Release, founded in 1967 by Caroline Coon and Rufus Harris (died 2007), is a UK charity that provides legal advice and arranges legal representation for people charged with the possession of drugs. Release is now the oldest independent drugs charity in the world and continues to provide a range of services dedicated to meeting the health, welfare and legal needs of drugs users and those who live and work with them.

==History==
Founded in 1967, the aim of Release was to provide bail services to people arrested for drugs offences and to refer them to solicitors. A 24-hour telephone help line was set up and run by volunteers. Coon was the fundraiser and spokesperson for the organisation and Harris was the administrator. By the end of 1967 Release was based in an office at 50 Princedale Road, Holland Park. In its first two years, Release handled more than 2,000 cases. High-profile clients included John Lennon and George Harrison, who donated £5,000 in 1969.

In 1969 Harris and Coon summarised their early work in The Release Report on Drug Offenders and the Law, published by Sphere Books.

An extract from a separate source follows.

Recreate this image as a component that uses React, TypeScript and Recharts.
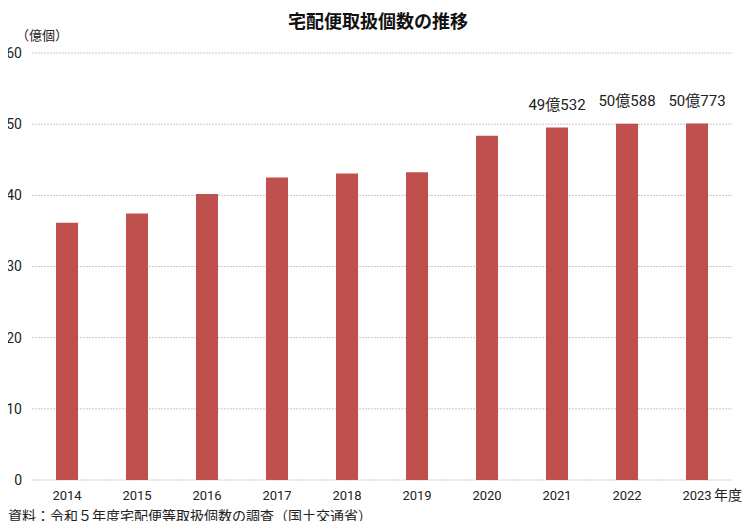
import React from "react";
import { BarChart, Bar, XAxis, YAxis, CartesianGrid, LabelList } from "recharts";

const years = ["2014", "2015", "2016", "2017", "2018", "2019", "2020", "2021", "2022", "2023"];
const parcels = [36.14, 37.45, 40.19, 42.51, 43.07, 43.23, 48.36, 49.53, 50.06, 50.08];
const barLabels = ["", "", "", "", "", "", "", "49億532", "50億588", "50億773"];
const yTicks = [0, 10, 20, 30, 40, 50, 60];

const data = years.map((y, i) => ({ year: y, value: parcels[i], label: barLabels[i] }));

const FONT = "Roboto, 'Noto Sans CJK JP', sans-serif";

const XTick = (props: any) => {
  const { x, y, payload, index } = props;
  const last = index === years.length - 1;
  return (
    <g>
      <text x={x} y={y + 12} textAnchor="middle" fontSize={13} fill="#222" fontFamily={FONT}>
        {payload.value}
      </text>
      {last && (
        <text x={x + 17} y={y + 12} textAnchor="start" fontSize={14} fill="#222" fontFamily={FONT}>
          年度
        </text>
      )}
    </g>
  );
};

const TopLabel = (props: any) => {
  const { x, y, width, value } = props;
  if (!value) return null;
  return (
    <text x={x + width / 2} y={y - 18} textAnchor="middle" fontSize={15} fill="#222" fontFamily={FONT}>
      {value}
    </text>
  );
};

export default function App() {
  return (
    <div style={{ position: "relative", width: 756, height: 529, margin: -8, background: "#fff", fontFamily: FONT, overflow: "hidden" }}>
      <div style={{ position: "absolute", top: 12, left: 0, width: 756, textAlign: "center", fontSize: 18, lineHeight: "20px", fontWeight: "bold", color: "#111" }}>
        宅配便取扱個数の推移
      </div>
      <div style={{ position: "absolute", top: 28, left: 16, fontSize: 13, lineHeight: "16px", color: "#222" }}>（億個）</div>
      <div style={{ position: "absolute", top: 508, left: 8, fontSize: 14, lineHeight: "17px", color: "#222" }}>
        資料：令和５年度宅配便等取扱個数の調査（国土交通省）
      </div>
      <BarChart
        width={756}
        height={529}
        data={data}
        margin={{ top: 53, right: 24, bottom: 0, left: 0 }}
      >
        <CartesianGrid vertical={false} stroke="#c8c8c8" strokeDasharray="2 1" />
        <XAxis
          dataKey="year"
          tick={<XTick />}
          axisLine={false}
          tickLine={false}
          interval={0}
          height={49}
        />
        <YAxis
          domain={[0, 60]}
          ticks={yTicks}
          width={32}
          axisLine={false}
          tickLine={false}
          tickSize={0}
          tickMargin={10}
          tick={{ fontSize: 14, fill: "#222", fontFamily: FONT }}
        />
        <Bar dataKey="value" fill="#c0504d" barSize={22} isAnimationActive={false}>
          <LabelList dataKey="label" content={<TopLabel />} />
        </Bar>
      </BarChart>
    </div>
  );
}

Release gained charitable status in 1972, following a review of its activities by the Rowntree Foundation. By the mid-1970s, Release was supported directly by a Home Office grant, without compromising its libertarian principles.

The agency ran a London bus advertising campaign entitled "Nice People Take Drugs" in 2009, but it was pulled a few days later, amidst claims of censorship by the advertising regulators.

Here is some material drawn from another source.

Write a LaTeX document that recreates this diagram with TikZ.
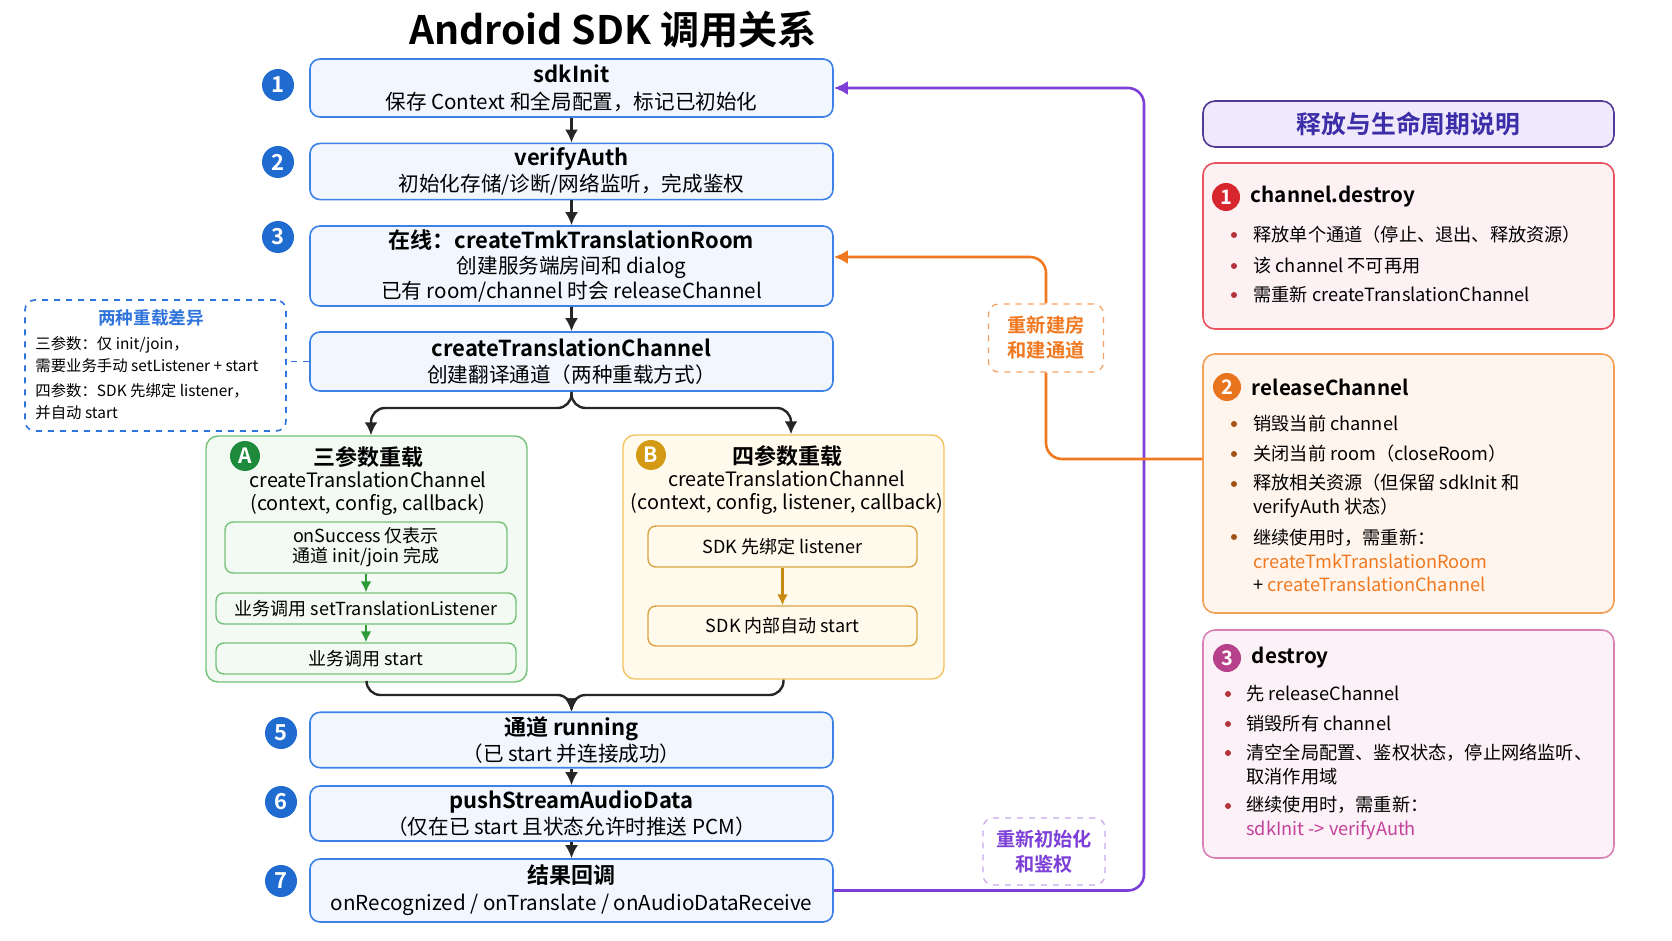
\documentclass[tikz,border=0pt]{standalone}
\usepackage{fontspec}
\setmainfont{Noto Sans CJK SC}[BoldFont={Noto Sans CJK SC Bold}]
\usetikzlibrary{arrows.meta,positioning,calc}

\definecolor{flowblue}{HTML}{3C82E6}
\definecolor{flowfill}{HTML}{F2F7FF}
\definecolor{numblue}{HTML}{1F6BD0}
\definecolor{diffblue}{HTML}{2F74DC}
\definecolor{aline}{HTML}{74C278}
\definecolor{afill}{HTML}{F3FAF3}
\definecolor{adotc}{HTML}{1E8A3C}
\definecolor{aarrow}{HTML}{2E9B3A}
\definecolor{bline}{HTML}{F4C462}
\definecolor{bfill}{HTML}{FFFAEC}
\definecolor{binline}{HTML}{D9A440}
\definecolor{bdotc}{HTML}{D49A14}
\definecolor{barrow}{HTML}{C9890F}
\definecolor{loopviolet}{HTML}{7C3FD8}
\definecolor{lblviolet}{HTML}{C7A6EE}
\definecolor{roomorange}{HTML}{F07820}
\definecolor{lblorange}{HTML}{F5A060}
\definecolor{hdrfill}{HTML}{F0E8FB}
\definecolor{hdrline}{HTML}{4F3A94}
\definecolor{hdrtext}{HTML}{3B2EA8}
\definecolor{pOneline}{HTML}{E9525E}
\definecolor{pOnefill}{HTML}{FDF1F3}
\definecolor{pOnedot}{HTML}{D8262F}
\definecolor{pTwoline}{HTML}{F2A055}
\definecolor{pTwofill}{HTML}{FFF5EC}
\definecolor{pTwodot}{HTML}{E8741E}
\definecolor{pThreeline}{HTML}{D982B6}
\definecolor{pThreefill}{HTML}{FCF1F7}
\definecolor{pThreedot}{HTML}{B8418C}
\definecolor{pThreetext}{HTML}{C2419B}
\definecolor{bulred}{HTML}{B5333A}

\newcommand\fsz[2]{\fontsize{#1}{#2}\selectfont}
\newcommand\boxttl{\bfseries\fsz{11}{13}}

\tikzset{
  mainbox/.style={draw=flowblue, fill=flowfill, line width=0.8pt, rounded corners=5pt, minimum width=261.5pt, align=center, inner sep=2pt, font=\fsz{10.3}{13.3}},
  stepnum/.style={circle, fill=numblue, text=white, font=\bfseries\fsz{11}{11}, minimum size=16pt, inner sep=0pt},
  flow/.style={-{Latex[length=6.5pt,width=6.5pt]}, line width=1.2pt, draw=black!85},
  abox/.style={draw=aline, fill=afill, line width=0.7pt, rounded corners=6pt},
  bbox/.style={draw=bline, fill=bfill, line width=0.7pt, rounded corners=6pt},
  ainner/.style={draw=aline, fill=afill, line width=0.7pt, rounded corners=4pt, align=center, inner sep=1pt, font=\fsz{9}{10}},
  binner/.style={draw=binline, fill=bfill, line width=0.7pt, rounded corners=4pt, align=center, inner sep=1pt, font=\fsz{9}{10}},
  aflow/.style={-{Latex[length=5.5pt,width=5.5pt]}, line width=1.1pt, draw=aarrow},
  bflow/.style={-{Latex[length=5.5pt,width=5.5pt]}, line width=1.1pt, draw=barrow},
  letterdot/.style={circle, fill=#1, text=white, font=\bfseries\fsz{10.5}{11}, minimum size=15pt, inner sep=0pt},
  grouptitle/.style={font=\bfseries\fsz{11}{12}, inner sep=0pt},
  groupsig/.style={align=center, font=\fsz{9.9}{11.5}, inner sep=0pt},
  diffbox/.style={draw=diffblue, dashed, line width=0.8pt, rounded corners=5pt},
  difftxt/.style={anchor=west, align=left, inner sep=0pt, font=\fsz{7.7}{11}},
  violetloop/.style={-{Latex[length=7pt,width=7pt]}, line width=1.3pt, draw=loopviolet},
  orangeline/.style={line width=1.3pt, draw=roomorange},
  orangeloop/.style={orangeline, -{Latex[length=7pt,width=7pt]}},
  looplbl/.style={draw=#1, dashed, line width=0.6pt, rounded corners=5pt, fill=white, align=center, font=\bfseries\fsz{9.6}{12.5}},
  hdrbox/.style={draw=hdrline, fill=hdrfill, line width=0.8pt, rounded corners=6pt, minimum width=205.5pt, minimum height=23pt, text=hdrtext, font=\bfseries\fsz{12.4}{13}},
  panel/.style 2 args={draw=#1, fill=#2, line width=0.8pt, rounded corners=6pt, minimum width=205.5pt},
  pdot/.style={circle, fill=#1, text=white, font=\bfseries\fsz{10}{11}, minimum size=14pt, inner sep=0pt},
  ptitle/.style={font=\bfseries\fsz{10.3}{12}, inner sep=0pt},
  bul/.style={circle, fill=#1, minimum size=3pt, inner sep=0pt},
  itemtxt/.style={anchor=west, align=left, inner sep=0pt, font=\fsz{9.1}{11.8}}
}

\begin{document}
\begin{tikzpicture}[x=0.5pt,y=-0.5pt]
\fill[white] (0,0) rectangle (1672,941);
\useasboundingbox (0,0) rectangle (1672,941);

\node[font=\bfseries\fsz{19.6}{24}] (title) at (613,30) {Android SDK 调用关系};

% main call chain
\node[mainbox, minimum height=29pt] (init) at (571.5,88) {{\boxttl sdkInit}\\保存 Context 和全局配置，标记已初始化};
\node[mainbox, minimum height=27.5pt] (auth) at (571.5,171.5) {{\boxttl verifyAuth}\\初始化存储/诊断/网络监听，完成鉴权};
\node[mainbox, minimum height=40pt, font=\fsz{10.3}{12.3}] (room) at (571.5,266) {{\boxttl 在线：createTmkTranslationRoom}\\创建服务端房间和 dialog\\已有 room/channel 时会 releaseChannel};
\node[mainbox, minimum height=29.5pt] (chan) at (571.5,361.5) {{\boxttl createTranslationChannel}\\创建翻译通道（两种重载方式）};
\node[mainbox, minimum height=26pt] (run) at (571.5,740) {{\boxttl 通道 running}\\（已 start 并连接成功）};
\node[mainbox, minimum height=27.5pt] (push) at (571.5,813.5) {{\boxttl pushStreamAudioData}\\（仅在已 start 且状态允许时推送 PCM）};
\node[mainbox, minimum height=31.5pt] (cb) at (571.5,890.5) {{\boxttl 结果回调}\\onRecognized / onTranslate / onAudioDataReceive};

\node[stepnum] (n1) at (278,85) {1};
\node[stepnum] (n2) at (278,162) {2};
\node[stepnum] (n3) at (278,237) {3};
\node[stepnum] (n5) at (281,733) {5};
\node[stepnum] (n6) at (281,802) {6};
\node[stepnum] (n7) at (281,881) {7};

\draw[flow] (init) -- (auth);
\draw[flow] (auth) -- (room);
\draw[flow] (room) -- (chan);
\draw[flow] (run) -- (push);
\draw[flow] (push) -- (cb);

% three-argument overload
\node[abox, minimum width=160.5pt, minimum height=123pt] (three) at (366.5,559) {};
\node[letterdot=adotc] (dotA) at (245,456) {A};
\node[grouptitle] (threettl) at (368,457) {三参数重载};
\node[groupsig] (threesig) at (368,494) {createTranslationChannel\\(context, config, callback)};
\node[ainner, minimum width=141pt, minimum height=25.5pt] (onok) at (366,547.5) {onSuccess 仅表示\\通道 init/join 完成};
\node[ainner, minimum width=150pt, minimum height=15.5pt] (setl) at (366,608.5) {业务调用 setTranslationListener};
\node[ainner, minimum width=150pt, minimum height=15.5pt] (astart) at (366,658.5) {业务调用 start};
\draw[aflow] (onok) -- (setl);
\draw[aflow] (setl) -- (astart);

% four-argument overload
\node[bbox, minimum width=160.5pt, minimum height=122pt] (four) at (783.5,557) {};
\node[letterdot=bdotc] (dotB) at (651,455) {B};
\node[grouptitle] (fourttl) at (787,456) {四参数重载};
\node[groupsig] (foursig) at (787,493) {createTranslationChannel\\(context, config, listener, callback)};
\node[binner, minimum width=134.5pt, minimum height=20.5pt] (bind) at (782.5,546.5) {SDK 先绑定 listener};
\node[binner, minimum width=134.5pt, minimum height=20pt] (autost) at (782.5,626) {SDK 内部自动 start};
\draw[bflow] (bind) -- (autost);

% fork and join
\coordinate (forkA) at (371,408);
\coordinate (forkB) at (791,408);
\coordinate (join) at (571.5,695);
\draw[flow, rounded corners=7pt] (chan.south) |- (forkA) -- (forkA |- three.north);
\draw[flow, rounded corners=7pt] (chan.south) |- (forkB) -- (forkB |- four.north);
\draw[flow, rounded corners=7pt] (three.south) |- (join) -- (run.north);
\draw[flow, rounded corners=7pt] (four.south) |- (join) -- (run.north);

% overload note
\node[diffbox, minimum width=130.5pt, minimum height=65.5pt] (diff) at (155.5,365.5) {};
\node[font=\bfseries\fsz{8.8}{10}, text=diffblue, inner sep=0pt] (diffttl) at (151,318) {两种重载差异};
\node[difftxt] (diffthree) at (35,355) {三参数：仅 init/join，\\需要业务手动 setListener + start};
\node[difftxt] (difffour) at (35,401.5) {四参数：SDK 先绑定 listener，\\并自动 start};
\draw[diffblue, dashed, line width=0.8pt] (chan.west) -- (chan.west -| diff.east);

% lifecycle notes
\node[hdrbox] (hdr) at (1408.5,124) {释放与生命周期说明};

\node[panel={pOneline}{pOnefill}, minimum height=83pt] (chdestroy) at (1408.5,246) {};
\node[pdot=pOnedot] (c1) at (1226,197) {1};
\node[ptitle, right=5pt of c1] (chdestroyttl) {channel.destroy};
\node[bul=bulred] (d1a) at (1234,235) {};
\node[itemtxt] (t1a) at (1253,235) {释放单个通道（停止、退出、释放资源）};
\node[bul=bulred] (d1b) at (1234,266) {};
\node[itemtxt] (t1b) at (1253,266) {该 channel 不可再用};
\node[bul=bulred] (d1c) at (1234,295) {};
\node[itemtxt] (t1c) at (1253,295) {需重新 createTranslationChannel};

\node[panel={pTwoline}{pTwofill}, minimum height=129.5pt] (rel) at (1408.5,483.5) {};
\node[pdot=pTwodot] (c2) at (1227,387) {2};
\node[ptitle, right=5pt of c2] (relttl) {releaseChannel};
\node[bul=pTwodot!70!black] (d2a) at (1234,424) {};
\node[itemtxt] (t2a) at (1253,424) {销毁当前 channel};
\node[bul=pTwodot!70!black] (d2b) at (1234,454) {};
\node[itemtxt] (t2b) at (1253,454) {关闭当前 room（closeRoom）};
\node[bul=pTwodot!70!black] (d2c) at (1234,484) {};
\node[itemtxt] (t2c) at (1253,496) {释放相关资源（但保留 sdkInit 和\\verifyAuth 状态）};
\node[bul=pTwodot!70!black] (d2d) at (1234,537) {};
\node[itemtxt] (t2d) at (1253,560.5) {继续使用时，需重新：\\{\color{roomorange}createTmkTranslationRoom}\\+ {\color{roomorange}createTranslationChannel}};

\node[panel={pThreeline}{pThreefill}, minimum height=114pt] (sdkdestroy) at (1408.5,744) {};
\node[pdot=pThreedot] (c3) at (1227,658) {3};
\node[ptitle, right=5pt of c3] (sdkdestroyttl) {destroy};
\node[bul=bulred] (d3a) at (1228,694) {};
\node[itemtxt] (t3a) at (1246,694) {先 releaseChannel};
\node[bul=bulred] (d3b) at (1228,724) {};
\node[itemtxt] (t3b) at (1246,724) {销毁所有 channel};
\node[bul=bulred] (d3c) at (1228,753) {};
\node[itemtxt] (t3c) at (1246,764.5) {清空全局配置、鉴权状态，停止网络监听、\\取消作用域};
\node[bul=bulred] (d3d) at (1228,806) {};
\node[itemtxt] (t3d) at (1246,818) {继续使用时，需重新：\\{\color{pThreetext}sdkInit -> verifyAuth}};

% loop-backs
\node[looplbl=lblorange, text=roomorange, minimum width=57.5pt, minimum height=34pt] (rebuild) at (1046,338) {重新建房\\和建通道};
\node[looplbl=lblviolet, text=loopviolet, minimum width=61pt, minimum height=33.5pt] (reinit) at (1044,851.5) {重新初始化\\和鉴权};
\coordinate (loopR) at (1144,500);
\draw[violetloop, rounded corners=8pt] (cb.east) -| (loopR) |- (init.east);
\draw[orangeline, rounded corners=8pt] ($(rel.west)+(0,-24.5)$) -| (rebuild.south);
\draw[orangeloop, rounded corners=8pt] (rebuild.north) |- ($(room.east)+(0,-9)$);
\end{tikzpicture}
\end{document}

Release remains the UK's only dedicated free legal and drugs advice service, offering a helpline for drug users and their families. Staffed by lawyers and drugs experts, the organisation supports people who use drugs and those who have been impacted by drug law enforcement. Release delivers legal community services, addressing homelessness, housing, welfare benefits and financial problems faced by the clients they work with and for, in a range of outreach settings, including homeless centres, drug treatment projects and sex work projects. The drugs team provide advocacy support for people in drug treatment settings. The organisation has produced research highlighting the disproportionate impact of drugs policing and laws have had on Black and ethnic minority communities in England and Wales. Release advocates for evidence based drug policies centred on principles of racial and social justice, including ending criminal sanctions for drug possession offences and models of regulation that repairs the harms created by prohibition.

Release has a long history of association with the heart of London and has been based in various premises around Old Street since the 1980s, moving to the Aldgate area in 2018.